The study suggests three ways for the government to lower the duty rate on trucks, with the FTA now backing the mileage-based rebate, as it is the most economical and  would create the least red tape. PwC's analysis shows this solution can be achieved for £400m, as opposed to the original £1bn cited in the Burns Report, largely due to a second-tier of tangible benefits.

"The analysis recognises that were a rebate to be offered, then the additional cash would either be retained as profit, invested in the business, or passed on to customers. "In each of these scenarios, tax would be raised on these transactions, as corporation tax, VAT, or income tax, offsetting the cost of the rebate," says James Hookham, FTA director of policy.

"We now need to work up our preferred option and satisfy ourselves that we have a system that won't dump a lot of unnecessary admin on the industry."  The FTA hopes to be able to flesh out the proposal with Treasury officials over the summer, ready for the Chancellor to see in the autumn after Parliament's recess.

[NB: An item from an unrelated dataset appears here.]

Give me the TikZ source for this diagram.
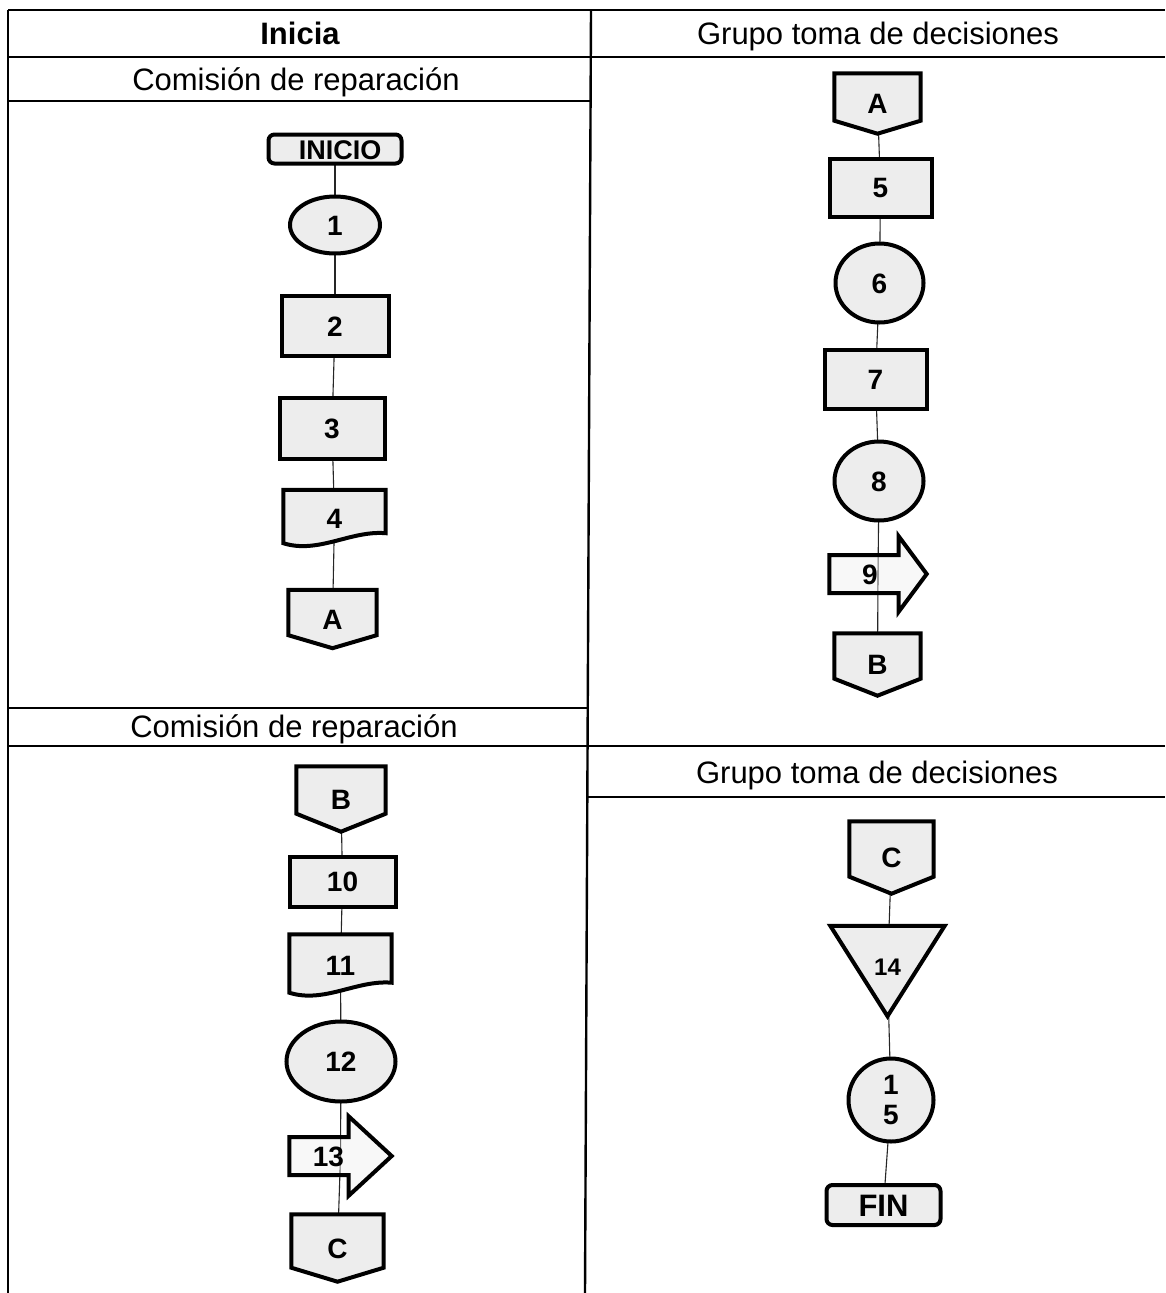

"The PwC report for the first time makes it easier for the Treasury to see the costs involved  with decoupling truck and car fuel taxes. However, the government won't adopt this overnight, it is going to take time, which is why we must all keep up the pressure on the government over the summer," says Hookham.

The FTA is about to launch a series of posters which highlight the unfair advantage foreign hauliers have over their UK counterparts and is also continuing to put pressure on the government to abandon its 2p/litre fuel duty rise planned for October.